Appellants rely on the doctrine announced by the Eastland court in the case of Southwestern Peanut Growers Ass'n v. Womack, Tex. Civ. App.179 S.W.2d 371. We think that the case at bar can be distinguished from the foregoing case for the following reasons: In the Womack case the subject matter of the litigation was peanuts and plaintiff's suit was one for debt evidenced by a promissory note secured by chattel mortgage on peanuts. In that case it was not alleged that the non-resident defendant claiming his privilege had possession of any of the peanuts, nor that such defendant was asserting any claim to the same. In the case at bar the amended petition upon which the bank went to trial alleged in effect that Gummelt was indebted to it in a specific sum evidenced by certain notes and that he had executed chattel mortgages covering livestock fully described in said mortgages and expressly alleged that defendants Manning and Floyd Medford each had purchased a part of the stock secured by the respective mortgages and that the mortgages were on record in the county where the livestock was located at the time Medford and Manning purchased same, and that each of these defendants still had a part of the livestock so purchased in their possession. Our view is that plaintiff by its pleading and proof has brought itself within the doctrine announced by the Supreme Court in Pioneer Bldg. Loan Ass'n v. Gray, 132 Tex. 509,125 S.W.2d 284, because:

(A) Plaintiff tendered in evidence seven chattel mortgages executed by Gummelt to the Bank securing his indebtedness to the bank, which mortgages covered livestock and other personal property described in his amended pleading. The mortgages *Page 488 introduced in evidence show that one mortgage secures the $1000.00 note described in the controverting affidavit, one secures the $1250.00 note described in the affidavit, and one secures a note for $533.30. There is nothing in the pleading and evidence to show that this last note is the $500.00 note referred to in the controverting affidavit, but we think that the failure of the pleading and evidence to identify this $533.30 note is not fatal to the plaintiff's case because the other indebtedness is described with certainty and each of the mortgages tendered in evidence has the following provision: "This conveyance, however, is intended as a mortgage to secure said bank, its successors and assigns, in the payment of said indebtedness due and owing by them evidenced by (then follows description of the note), as well as to secure the payment of all other indebtedness now owing said bank and any and all indebtedness to become owing to said bank, its successors or assigns or legal representatives, whether evidenced by note, overdraft, or otherwise, which said indebtedness now or hereafter owing it is agreed shall be paid to the order of said bank at its office in Evant, Texas * * *." Moreover, plaintiff tendered the notes in evidence only for the purpose of establishing the amount of the debt against Gummelt, and the court admitted such notes only for such purpose.

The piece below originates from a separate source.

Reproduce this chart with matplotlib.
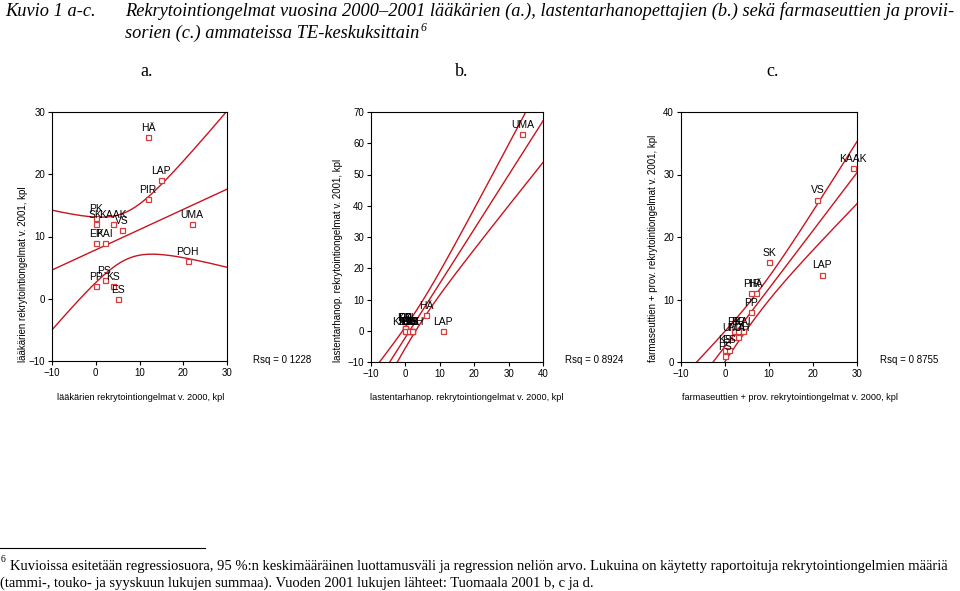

(B) The bank tendered its witness Evant Brooks, its President, who testified in part to the effect that he was President of the bank and that the bank was a resident citizen of Evant; that Gummelt was indebted to the bank in the amounts evidenced by the notes tendered in evidence and that these notes were secured on certain livestock and farm equipment described in the mortgages and that the mortgages were executed contemporaneously with the execution and delivery of the notes for the purpose of securing said indebtedness, and that they were placed of record in the office of the County Clerk of Mills county, where the livestock and personal property were located, and that the notes were past due and unpaid; that he had a conversation with Manning, one of the defendants in this case, and in the conversation Manning told him he had bought 100 goats from Gummelt; that he also had a conversation with the defendant Medford with reference to the purchase of some sheep from Gummelt; that the first conversation he had with Medford took place in the bank and Medford told him he had purchased 70 odd sheep from Gummelt and that he still had the sheep. On cross-examination he testified in effect that Manning told him he bought some goats from Gummelt and that Manning owned them. Brooks further testified in effect that Gummelt became indebted to the bank in 1944 and that such indebtedness was renewed from time to time as evidenced by the renewal notes and mortgages tendered in evidence.

Plaintiff's attorney tendered in evidence chattel mortgage marked Exhibit "E", and said in part: "That is the sheep that was sold to Medford. I will introduce the 1945 mortgage covering the sheep, bearing date 4th of December, 1945, and which describes the property as indicated * * *. We are only seeking to recover on the goats, and now introduce the mortgage dated 12th of December, 1945, Exhibit `I' mentioned before and which description reads: `All my goats, hogs, and farm equipment, 154 head of goats, mixed nannies and muttons, 1 to 4 yrs old, 1 Billie 2 years old.' That is for the purpose of showing the description of the goats Mr. Manning bought."

The general rule is: "It is never necessary for a venue fact to be proven with exact certainty, as in trial on the merits; prima facie proof being sufficient. If the evidence fairly raises the issue, a judgment may not be disturbed because the party on whom the burden rests may have established by other and better proof the controversial venue issue." See Clay v. Moore, Tex. Civ. App. 175 S.W.2d 433; 434, points 3-6. See also Farmers Seed Gin Co., Inc. v. Brooks, 125 Tex. 234, 81 S.W.2d 675, points 1-3, at page 677, opinion adopted by S.Ct. For exceptions to the general rule, where the quantum of proof must be greater, see: Compton v. Elliott, 126 Tex. 232, 88 S.W.2d 91; Victoria Bank Trust Co. v. Monteith, 138 Tex. 216, 158 S.W.2d 63, 67. We think the pleadings and the proof bring this *Page 489 cause against Manning and Medford within the rule announced by our Supreme Court in Pioneer Bldg. Loan Ass'n v. Gray, supra.

Accordingly, the judgment of the trial court is affirmed.